Adapun hubungan manusia dengan penciptanya Naskah Siksa Kandang Karasian menjelaskan Anak bakti di bapa, ewe bakti di laki, hulun bakti di pacandaan, sisya bakti di guru, wong tani bakti di wado, wado bakti di mantri, mantri bakti di nu nangganan, nu nangganan bakti di mangkubumi, mangkubumi bakti di ratu, ratu bakti dewata, dewata bakti di hyang (Anak berbakti kepada ayah, istri berbakti kepada suami, hamba sahaya berbakti kepada majikannya, siswa berbakti kepada guru, petani berbakti kepada Wado, Wado berbakti kepada mantri, manti berbakti kepada nu nangganan, nu nangganan berbakati kepada mangkubumi, mangkubumi berbakti kepada raja, raja berbakti kepada dewata, dewata berbakti kepada hyang tunggal).
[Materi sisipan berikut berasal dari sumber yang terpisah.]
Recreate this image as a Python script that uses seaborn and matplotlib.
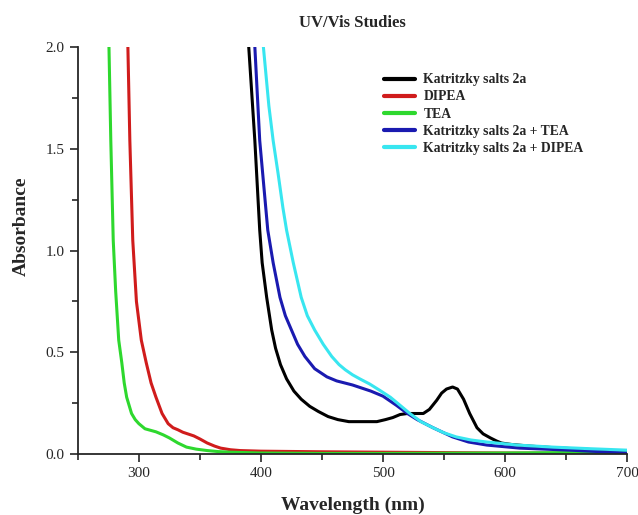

Sedangkan konsep hidup yang terakhir dalam Naskah Siksa Kandang Karasiahan adalah pandangan hidup tentang manusia dalam hubungan dengan kemajuan dan kepuasan rohani salah satunya tertuang dalam Yun suda yun suka yun mungguh yun luput. Nya mana sakitu kahayang jalma sareyana. (ingin sehat, ingin kaya, ingin masuk suraga, ingin moksa, ya hanya itulah macam keinginan manusia). Inilah sesungguhnya keinginan mendasar masyarakat Jawa Barat keinginan hidup yang bersifat jasmani dan ruhaniah. Semoga sedikit uraian tentang kajian falsafah hidup dalam naskah Siksa Kandang Karasian bisa memberi pencerahan dalam menjalani hidup.